>> start Data for this exercise

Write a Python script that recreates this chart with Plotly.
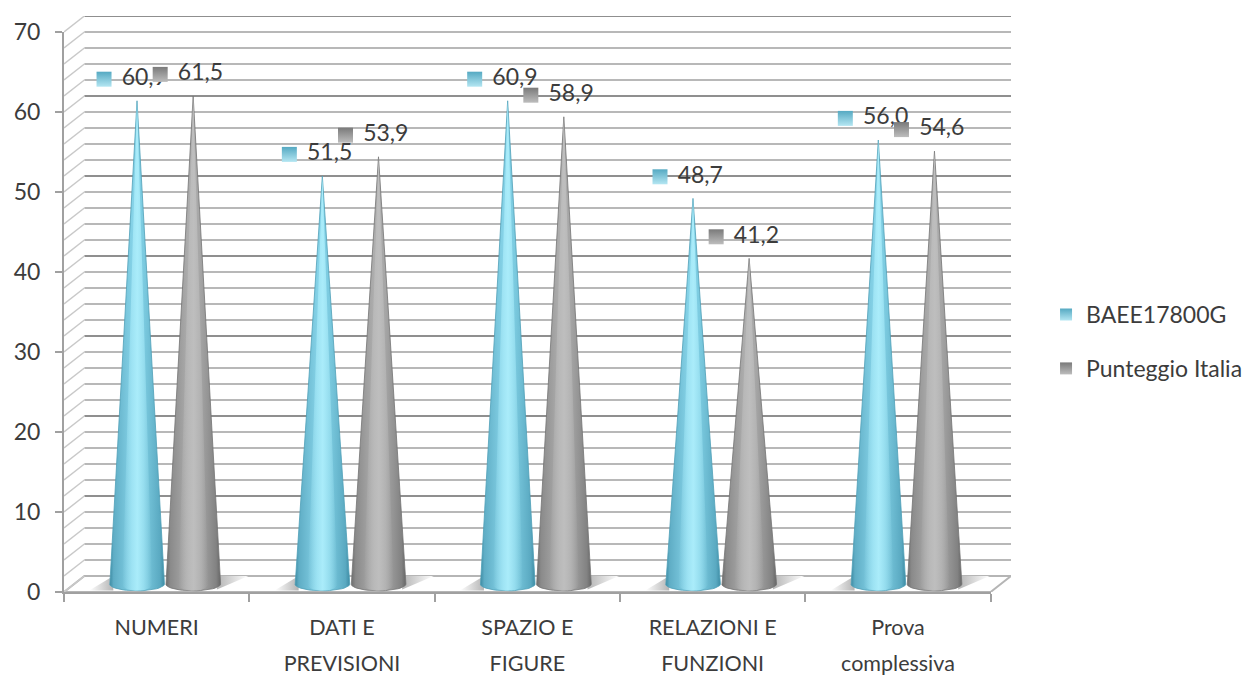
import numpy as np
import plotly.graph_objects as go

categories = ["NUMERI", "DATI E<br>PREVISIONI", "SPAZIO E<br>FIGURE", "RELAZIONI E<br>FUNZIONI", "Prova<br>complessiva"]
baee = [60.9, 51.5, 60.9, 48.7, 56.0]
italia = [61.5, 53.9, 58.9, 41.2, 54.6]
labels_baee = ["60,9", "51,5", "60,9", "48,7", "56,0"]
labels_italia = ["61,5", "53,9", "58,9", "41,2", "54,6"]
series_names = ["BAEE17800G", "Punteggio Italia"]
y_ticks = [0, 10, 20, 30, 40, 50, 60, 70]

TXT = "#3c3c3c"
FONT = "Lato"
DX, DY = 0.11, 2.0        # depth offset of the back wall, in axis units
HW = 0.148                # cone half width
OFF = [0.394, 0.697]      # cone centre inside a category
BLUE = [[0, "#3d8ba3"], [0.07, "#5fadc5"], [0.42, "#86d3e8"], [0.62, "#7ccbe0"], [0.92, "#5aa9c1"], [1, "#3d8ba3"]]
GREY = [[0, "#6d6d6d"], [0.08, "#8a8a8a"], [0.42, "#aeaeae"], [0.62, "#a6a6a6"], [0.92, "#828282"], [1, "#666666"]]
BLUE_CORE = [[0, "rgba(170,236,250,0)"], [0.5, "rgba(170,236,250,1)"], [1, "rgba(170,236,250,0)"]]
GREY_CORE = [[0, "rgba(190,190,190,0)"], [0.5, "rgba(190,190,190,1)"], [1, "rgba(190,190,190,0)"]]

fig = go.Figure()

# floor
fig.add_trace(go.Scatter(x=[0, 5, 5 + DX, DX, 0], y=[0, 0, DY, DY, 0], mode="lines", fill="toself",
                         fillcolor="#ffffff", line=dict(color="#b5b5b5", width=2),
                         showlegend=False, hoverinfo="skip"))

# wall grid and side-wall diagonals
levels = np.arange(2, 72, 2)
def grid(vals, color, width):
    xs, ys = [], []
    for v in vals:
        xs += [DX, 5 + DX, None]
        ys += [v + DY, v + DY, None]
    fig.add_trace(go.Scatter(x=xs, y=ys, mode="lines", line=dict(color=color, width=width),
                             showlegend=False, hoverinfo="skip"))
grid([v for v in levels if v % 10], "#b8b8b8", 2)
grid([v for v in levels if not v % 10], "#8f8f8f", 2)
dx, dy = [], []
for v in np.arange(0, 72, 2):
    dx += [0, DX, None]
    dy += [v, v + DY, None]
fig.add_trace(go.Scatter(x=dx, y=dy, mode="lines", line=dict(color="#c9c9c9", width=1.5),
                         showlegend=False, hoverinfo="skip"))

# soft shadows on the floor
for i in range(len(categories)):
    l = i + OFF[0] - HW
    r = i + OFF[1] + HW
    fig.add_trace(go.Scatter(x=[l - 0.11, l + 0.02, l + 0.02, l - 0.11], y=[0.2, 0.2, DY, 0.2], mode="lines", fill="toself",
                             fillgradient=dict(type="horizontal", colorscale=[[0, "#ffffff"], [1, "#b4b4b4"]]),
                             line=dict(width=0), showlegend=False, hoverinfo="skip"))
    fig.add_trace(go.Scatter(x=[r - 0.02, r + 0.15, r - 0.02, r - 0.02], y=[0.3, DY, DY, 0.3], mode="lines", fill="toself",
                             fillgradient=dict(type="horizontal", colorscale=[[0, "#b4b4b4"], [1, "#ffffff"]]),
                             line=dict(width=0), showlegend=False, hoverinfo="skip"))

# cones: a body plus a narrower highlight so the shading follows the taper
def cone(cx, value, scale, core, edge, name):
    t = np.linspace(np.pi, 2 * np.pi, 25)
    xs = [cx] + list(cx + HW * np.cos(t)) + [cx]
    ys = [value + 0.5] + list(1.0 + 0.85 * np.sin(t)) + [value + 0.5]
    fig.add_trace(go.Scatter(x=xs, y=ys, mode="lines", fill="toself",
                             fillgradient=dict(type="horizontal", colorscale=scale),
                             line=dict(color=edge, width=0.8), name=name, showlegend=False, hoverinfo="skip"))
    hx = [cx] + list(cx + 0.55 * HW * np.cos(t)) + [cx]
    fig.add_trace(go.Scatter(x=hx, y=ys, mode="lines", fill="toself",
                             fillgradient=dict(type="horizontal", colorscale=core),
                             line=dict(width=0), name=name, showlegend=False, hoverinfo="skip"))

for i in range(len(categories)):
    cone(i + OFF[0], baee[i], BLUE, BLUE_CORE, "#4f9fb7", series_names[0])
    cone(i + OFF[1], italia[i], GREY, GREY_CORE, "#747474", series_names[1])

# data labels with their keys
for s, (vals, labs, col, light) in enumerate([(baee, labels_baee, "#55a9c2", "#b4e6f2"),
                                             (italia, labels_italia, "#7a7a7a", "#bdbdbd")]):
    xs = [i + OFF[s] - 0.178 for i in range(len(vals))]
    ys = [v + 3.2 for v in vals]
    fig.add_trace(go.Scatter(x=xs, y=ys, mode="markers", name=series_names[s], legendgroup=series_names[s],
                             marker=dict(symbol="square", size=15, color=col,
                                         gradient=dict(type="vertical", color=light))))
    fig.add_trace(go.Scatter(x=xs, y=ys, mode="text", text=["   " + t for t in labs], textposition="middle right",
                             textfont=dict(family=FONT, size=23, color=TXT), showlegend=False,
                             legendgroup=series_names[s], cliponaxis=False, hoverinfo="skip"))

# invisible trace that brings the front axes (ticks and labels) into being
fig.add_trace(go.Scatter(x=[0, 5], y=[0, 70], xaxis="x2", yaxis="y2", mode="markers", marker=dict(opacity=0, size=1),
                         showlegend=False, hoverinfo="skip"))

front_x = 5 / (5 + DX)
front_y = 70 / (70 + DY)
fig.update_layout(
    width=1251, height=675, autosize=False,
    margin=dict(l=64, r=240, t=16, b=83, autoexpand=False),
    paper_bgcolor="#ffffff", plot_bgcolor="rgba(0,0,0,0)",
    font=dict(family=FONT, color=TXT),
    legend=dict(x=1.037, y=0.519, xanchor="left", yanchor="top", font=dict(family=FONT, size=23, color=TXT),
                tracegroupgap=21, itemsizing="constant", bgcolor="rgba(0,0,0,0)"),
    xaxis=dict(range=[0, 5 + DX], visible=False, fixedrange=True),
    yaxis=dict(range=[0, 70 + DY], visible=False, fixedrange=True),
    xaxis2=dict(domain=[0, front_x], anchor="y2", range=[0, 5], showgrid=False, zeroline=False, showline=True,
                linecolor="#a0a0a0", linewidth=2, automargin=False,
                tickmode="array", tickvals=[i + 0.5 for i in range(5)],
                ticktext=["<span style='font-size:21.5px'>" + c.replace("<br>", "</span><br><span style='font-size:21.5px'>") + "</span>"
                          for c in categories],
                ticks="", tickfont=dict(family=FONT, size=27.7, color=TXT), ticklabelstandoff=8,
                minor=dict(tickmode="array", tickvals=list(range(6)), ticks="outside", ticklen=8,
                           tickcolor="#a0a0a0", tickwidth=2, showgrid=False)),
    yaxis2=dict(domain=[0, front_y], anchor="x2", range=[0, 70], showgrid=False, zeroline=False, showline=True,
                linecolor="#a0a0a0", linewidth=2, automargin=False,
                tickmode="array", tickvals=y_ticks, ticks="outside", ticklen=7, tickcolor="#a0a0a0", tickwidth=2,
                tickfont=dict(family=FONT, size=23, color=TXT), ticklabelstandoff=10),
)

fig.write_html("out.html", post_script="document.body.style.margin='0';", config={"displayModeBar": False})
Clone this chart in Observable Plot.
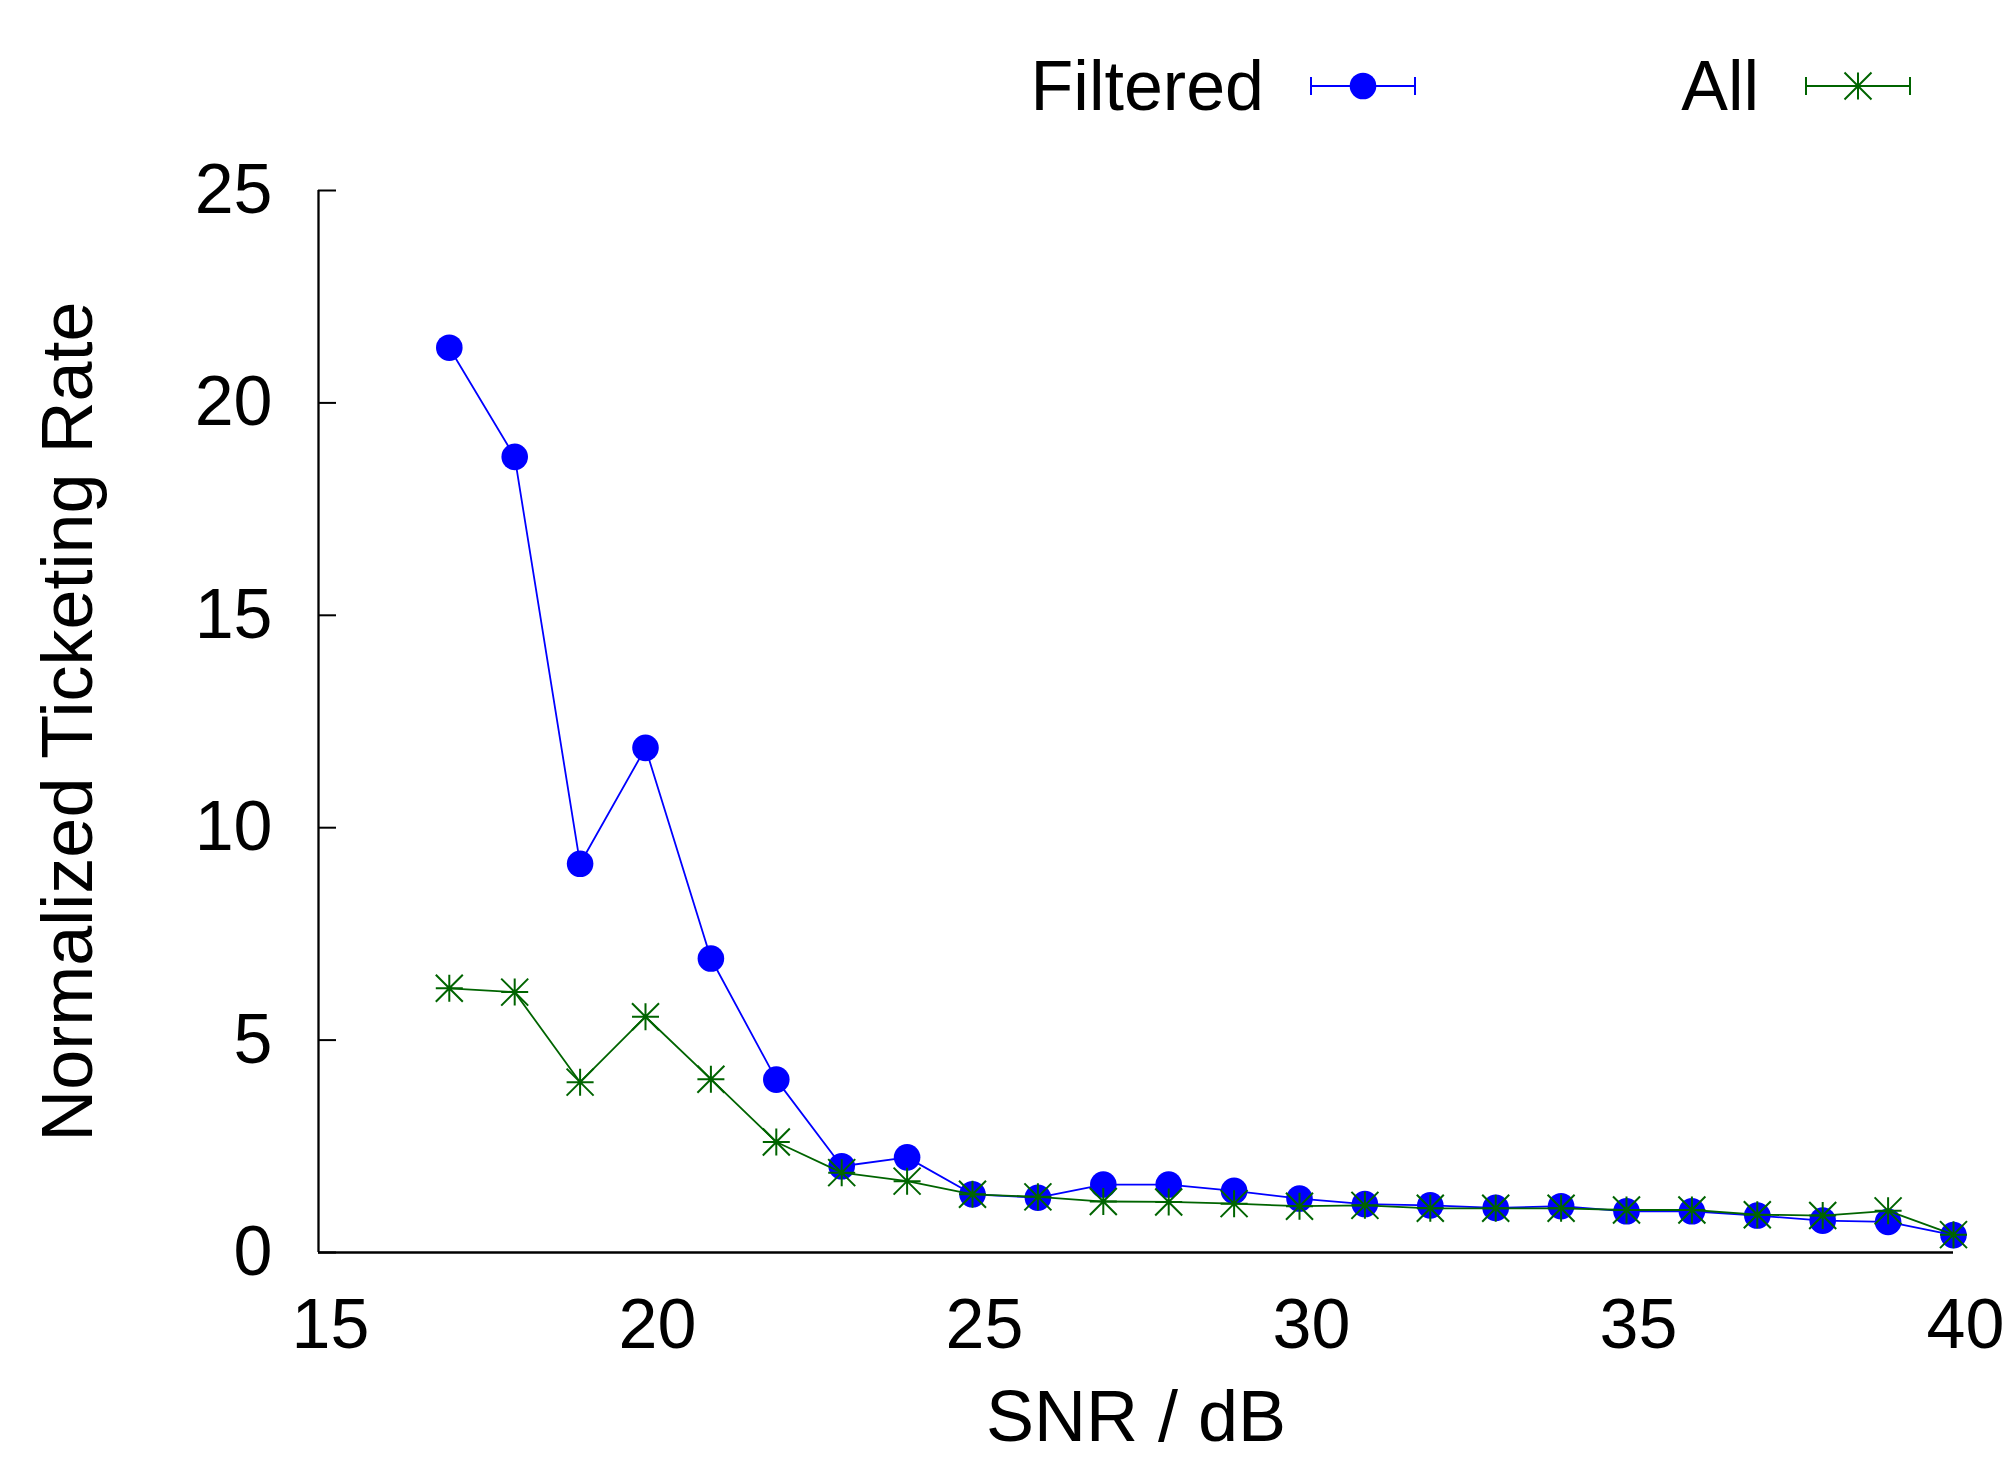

>> end Data for this exercise

What to produce =
Repeat only what lies between the start of the data and the end of the line containing "import plotly.graph_objects as go", exactly, with pictures left out.

Completed exercise =
Write a Python script that recreates this chart with Plotly.
import numpy as np
import plotly.graph_objects as go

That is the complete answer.